> Exercise instructions
Only lines holding the word "this" should be copied from the material.

> Record extracts
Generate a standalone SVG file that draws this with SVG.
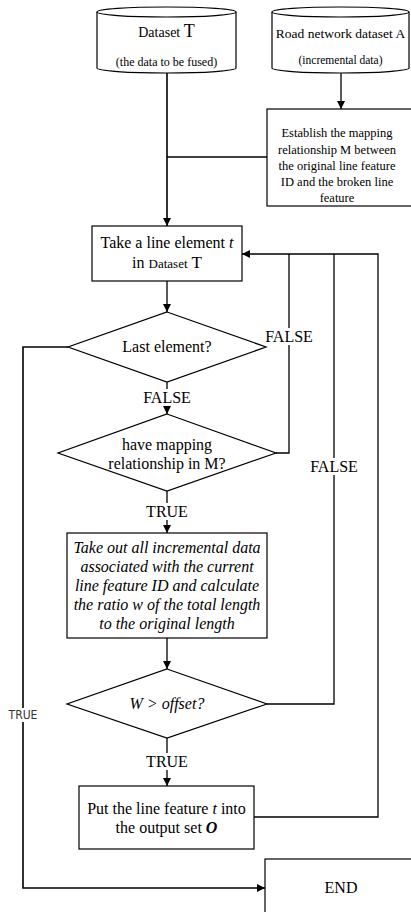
<svg xmlns="http://www.w3.org/2000/svg" width="411" height="912" viewBox="0 0 411 912">
<style>
.s{fill:#fff;stroke:#000;stroke-width:1.2}
.c{fill:none;stroke:#000;stroke-width:1.3}
.t{font-family:"Liberation Serif","Times New Roman",serif;font-size:16px;fill:#000;text-anchor:middle}
.i{font-style:italic}
.e{font-size:12.5px}
.lb{font-family:"Liberation Serif","Times New Roman",serif;font-size:16px;fill:#000;text-anchor:middle}
.bg{fill:#fff;stroke:none}
</style>
<defs>
<marker id="ah" viewBox="0 0 10 10" refX="10" refY="5" markerWidth="8" markerHeight="8" markerUnits="userSpaceOnUse" orient="auto">
<path d="M0,0 L10,5 L0,10 z" fill="#000"/>
</marker>
</defs>
<g id="connectors">
<path class="c" d="M167,73 V226" marker-end="url(#ah)" style="stroke-width:1.6"/>
<path class="c" d="M341,73 V109" marker-end="url(#ah)"/>
<path class="c" d="M267,157 H167"/>
<path class="c" d="M167,281 V312" marker-end="url(#ah)"/>
<path class="c" d="M167,382 V414" marker-end="url(#ah)"/>
<path class="c" d="M167,491 V533" marker-end="url(#ah)"/>
<path class="c" d="M167,638 V669" marker-end="url(#ah)"/>
<path class="c" d="M167,738 V786" marker-end="url(#ah)"/>
<path class="c" d="M276,453 H289 V254"/>
<path class="c" d="M267,704 H334 V254"/>
<path class="c" d="M254,817 H378 V254 H242" marker-end="url(#ah)"/>
<path class="c" d="M68,347 H23 V888 H265" marker-end="url(#ah)" style="stroke-width:1.6"/>
<rect class="bg" x="264" y="328" width="50" height="17"/>
<text class="lb" x="289" y="342">FALSE</text>
<rect class="bg" x="309" y="458" width="50" height="17"/>
<text class="lb" x="334" y="472">FALSE</text>
<rect class="bg" x="141" y="389" width="52" height="17"/>
<text class="lb" x="167" y="403">FALSE</text>
<rect class="bg" x="144" y="503" width="46" height="17"/>
<text class="lb" x="167" y="517">TRUE</text>
<rect class="bg" x="144" y="753" width="46" height="17"/>
<text class="lb" x="167" y="767">TRUE</text>
<rect class="bg" x="8" y="708" width="30" height="14"/>
<text x="23" y="719" style="font-family:'Liberation Sans Narrow','DejaVu Sans Condensed',sans-serif;font-size:12px;text-anchor:middle;fill:#333">TRUE</text>
</g>
<g id="datasetT">
<path class="s" d="M97,12 V68 A69.5,5 0 0 0 236,68 V12"/>
<ellipse class="s" cx="166.5" cy="12" rx="69.5" ry="5"/>
<text class="t" x="166.5" y="37"><tspan style="font-size:14px">Dataset </tspan><tspan style="font-size:18px">T</tspan></text>
<text class="t" style="font-size:12px" x="166.5" y="66">(the data to be fused)</text>
</g>
<g id="datasetA">
<path class="s" d="M272,12 V68 A68.5,5 0 0 0 409,68 V12"/>
<ellipse class="s" cx="340.5" cy="12" rx="68.5" ry="5"/>
<text class="t" x="340.5" y="38" style="font-size:13.5px">Road network dataset A</text>
<text class="t" style="font-size:11.5px" x="340.5" y="64">(incremental data)</text>
</g>
<g id="establish">
<rect class="s" x="267" y="109" width="145" height="97"/>
<text class="t e" x="337" y="137">Establish the mapping</text>
<text class="t e" x="337" y="154">relationship M between</text>
<text class="t e" x="337" y="170">the original line feature</text>
<text class="t e" x="337" y="186">ID and the broken line</text>
<text class="t e" x="337" y="202">feature</text>
</g>
<g id="take">
<rect class="s" x="92" y="226" width="150" height="55"/>
<text class="t" x="167" y="248">Take a line element <tspan class="i">t</tspan></text>
<text class="t" x="167" y="268">in <tspan style="font-size:13px">Dataset</tspan> <tspan style="font-size:17px">T</tspan></text>
</g>
<g id="last">
<polygon class="s" points="167,312 266,347 167,382 68,347"/>
<text class="t" x="167" y="352">Last element?</text>
</g>
<g id="mapping">
<polygon class="s" points="167,414 276,453 167,491 58,453"/>
<text class="t" x="167" y="450">have mapping</text>
<text class="t" x="167" y="469">relationship in M?</text>
</g>
<g id="calc">
<rect class="s" x="67" y="533" width="200" height="105"/>
<text class="t i" x="167" y="553">Take out all incremental data</text>
<text class="t i" x="167" y="572">associated with the current</text>
<text class="t i" x="167" y="591">line feature ID and calculate</text>
<text class="t i" x="167" y="610">the ratio w of the total length</text>
<text class="t i" x="167" y="629">to the original length</text>
</g>
<g id="offset">
<polygon class="s" points="167,669 267,704 167,738 67,704"/>
<text class="t i" x="167" y="709">W &gt; offset?</text>
</g>
<g id="put">
<rect class="s" x="79" y="786" width="175" height="63"/>
<text class="t" x="166.5" y="814">Put the line feature <tspan class="i">t</tspan> into</text>
<text class="t" x="166.5" y="833">the output set <tspan style="font-style:italic;font-weight:bold">O</tspan></text>
</g>
<g id="end">
<rect class="s" x="265" y="859" width="150" height="60"/>
<text class="t" x="341" y="893">END</text>
</g>
</svg>
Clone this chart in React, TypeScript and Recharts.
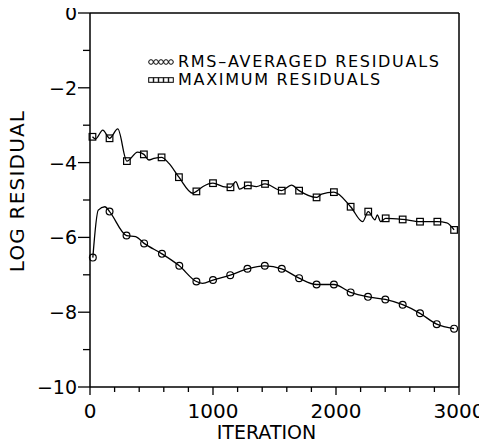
import React from "react";
import { LineChart, Line, XAxis, YAxis, ReferenceLine, Legend } from "recharts";

// RMS-averaged residuals (log10) vs iteration
const rmsIter = [23, 67, 121, 159, 297, 371, 440, 585, 726, 865, 915, 1000, 1140, 1280, 1421, 1559, 1700, 1842, 1983, 2119, 2260, 2401, 2542, 2683, 2819, 2960];
const rmsLog = [-6.54, -5.27, -5.18, -5.31, -5.95, -5.98, -6.16, -6.44, -6.76, -7.18, -7.23, -7.14, -7.01, -6.84, -6.76, -6.84, -7.09, -7.26, -7.26, -7.47, -7.59, -7.66, -7.8, -8.03, -8.32, -8.44];
const rmsMark = [1, 0, 0, 1, 1, 0, 1, 1, 1, 1, 0, 1, 1, 1, 1, 1, 1, 1, 1, 1, 1, 1, 1, 1, 1, 1];

// maximum residuals (log10) vs iteration
const maxIter = [20, 45, 104, 159, 226, 300, 387, 438, 479, 520, 582, 642, 723, 837, 865, 919, 1000, 1081, 1142, 1185, 1217, 1283, 1353, 1423, 1559, 1638, 1700, 1842, 1883, 1983, 2119, 2217, 2262, 2317, 2336, 2363, 2404, 2542, 2683, 2824, 2901, 2960];
const maxLog = [-3.31, -3.37, -3.13, -3.35, -3.1, -3.96, -3.72, -3.78, -3.93, -3.89, -3.86, -4.02, -4.39, -4.82, -4.77, -4.64, -4.55, -4.64, -4.66, -4.51, -4.71, -4.61, -4.64, -4.57, -4.75, -4.6, -4.75, -4.93, -4.84, -4.79, -5.18, -5.58, -5.31, -5.53, -5.4, -5.58, -5.49, -5.52, -5.58, -5.58, -5.61, -5.8];
const maxMark = [1, 0, 0, 1, 0, 1, 0, 1, 0, 0, 1, 0, 1, 0, 1, 0, 1, 0, 1, 0, 0, 1, 0, 1, 1, 0, 1, 1, 0, 1, 1, 0, 1, 0, 0, 0, 1, 1, 1, 1, 0, 1];

const xTicks = [0, 200, 400, 600, 800, 1000, 1200, 1400, 1600, 1800, 2000, 2200, 2400, 2600, 2800, 3000];
const yTicks = [-10, -9, -8, -7, -6, -5, -4, -3, -2, -1, 0];

const rmsData = rmsIter.map((it, i) => ({ it, v: rmsLog[i], m: rmsMark[i] }));
const maxData = maxIter.map((it, i) => ({ it, v: maxLog[i], m: maxMark[i] }));

const FONT = "'DejaVu Sans', sans-serif";

const fmt = (v: number) => (v === 0 ? "0" : "\u2212" + Math.abs(v));

const YTick = (props: any) => {
  const { x, y, payload } = props;
  const major = payload.value % 2 === 0;
  return (
    <g>
      <line x1={x - (major ? 12 : 7)} x2={x} y1={y} y2={y} stroke="#000" strokeWidth={1.3} />
      {major && (
        <text x={x - 13} y={y} dy={7} textAnchor="end" fontSize={19} fontFamily={FONT} fill="#000">
          {fmt(payload.value)}
        </text>
      )}
    </g>
  );
};

const XTick = (props: any) => {
  const { x, y, payload } = props;
  const major = payload.value % 1000 === 0;
  return (
    <g>
      <line x1={x} x2={x} y1={y} y2={y + (major ? 8 : 5)} stroke="#000" strokeWidth={1.3} />
      {major && (
        <text x={x} y={y} dy={31} textAnchor="middle" fontSize={20} fontFamily={FONT} fill="#000">
          {payload.value}
        </text>
      )}
    </g>
  );
};

const marker = (shape: "circle" | "square") => (p: any) => {
  const { cx, cy, payload, index } = p;
  if (!payload.m || cx == null) return <g key={index} />;
  if (shape === "circle")
    return <circle key={index} cx={cx} cy={cy} r={3.4} fill="none" stroke="#000" strokeWidth={1.2} />;
  return <rect key={index} x={cx - 3.3} y={cy - 3.3} width={6.6} height={6.6} fill="none" stroke="#000" strokeWidth={1.2} />;
};

const LegendIcon = ({ shape }: { shape: string }) => (
  <svg width={26} height={10} style={{ marginRight: 4 }}>
    <line x1={1} x2={25} y1={5} y2={5} stroke="#000" strokeWidth={1} />
    {[3, 8, 13, 18, 23].map((cx) =>
      shape === "circle" ? (
        <circle key={cx} cx={cx} cy={5} r={2.3} fill="#fff" stroke="#000" strokeWidth={1} />
      ) : (
        <rect key={cx} x={cx - 2.3} y={2.7} width={4.6} height={4.6} fill="#fff" stroke="#000" strokeWidth={1} />
      )
    )}
  </svg>
);

const legendRows = [
  { shape: "circle", label: "RMS\u2013AVERAGED RESIDUALS" },
  { shape: "square", label: "MAXIMUM RESIDUALS" },
];

const LegendBox = () => (
  <div style={{ fontFamily: FONT, fontSize: 16, letterSpacing: 1.7, color: "#000", whiteSpace: "nowrap" }}>
    {legendRows.map((r) => (
      <div key={r.label} style={{ display: "flex", alignItems: "center", height: 18, lineHeight: "18px" }}>
        <LegendIcon shape={r.shape} />
        <span>{r.label}</span>
      </div>
    ))}
  </div>
);

export default function App() {
  return (
    <div style={{ width: 479, height: 437, background: "#fff" }}>
      <style>{`.recharts-surface{overflow:visible}`}</style>
      <LineChart width={479} height={437} margin={{ top: 5, right: 28, bottom: 8, left: 2 }}>
        <XAxis
          dataKey="it"
          type="number"
          domain={[0, 3000]}
          ticks={xTicks}
          interval={0}
          tickSize={0}
          tickMargin={0}
          tick={<XTick />}
          height={50}
          stroke="#000"
          strokeWidth={1.5}
          label={{
            content: (p: any) => {
              const vb = p.viewBox;
              return (
                <text x={vb.x + vb.width / 2 - 8} y={vb.y + 52} textAnchor="middle" fontSize={19} fontFamily={FONT} fill="#000">
                  ITERATION
                </text>
              );
            },
          }}
        />
        <YAxis
          dataKey="v"
          type="number"
          domain={[-10, 0]}
          ticks={yTicks}
          interval={0}
          tickSize={0}
          tickMargin={0}
          tick={<YTick />}
          width={80}
          stroke="#000"
          strokeWidth={1.5}
          label={{
            content: (p: any) => {
              const vb = p.viewBox;
              const cx = vb.x + 7;
              const cy = vb.y + vb.height / 2 - 9;
              return (
                <text x={cx} y={cy} transform={`rotate(-90 ${cx} ${cy})`} dy={7} textAnchor="middle" fontSize={20} letterSpacing={1.2} fontFamily={FONT} fill="#000">
                  LOG RESIDUAL
                </text>
              );
            },
          }}
        />
        <ReferenceLine x={3000} stroke="#000" strokeWidth={1.5} />
        <ReferenceLine y={0} stroke="#000" strokeWidth={1.5} />
        <Legend
          layout="horizontal"
          verticalAlign="middle"
          align="center"
          content={<LegendBox />}
          wrapperStyle={{ position: "absolute", left: 140, top: 45, width: "auto" }}
        />
        <Line
          data={maxData}
          dataKey="v"
          type="monotone"
          stroke="#000"
          strokeWidth={1.3}
          dot={marker("square")}
          activeDot={false}
          isAnimationActive={false}
        />
        <Line
          data={rmsData}
          dataKey="v"
          type="monotone"
          stroke="#000"
          strokeWidth={1.3}
          dot={marker("circle")}
          activeDot={false}
          isAnimationActive={false}
        />
      </LineChart>
    </div>
  );
}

> Right answer
Generate a standalone SVG file that draws this with SVG.
Clone this chart in React, TypeScript and Recharts.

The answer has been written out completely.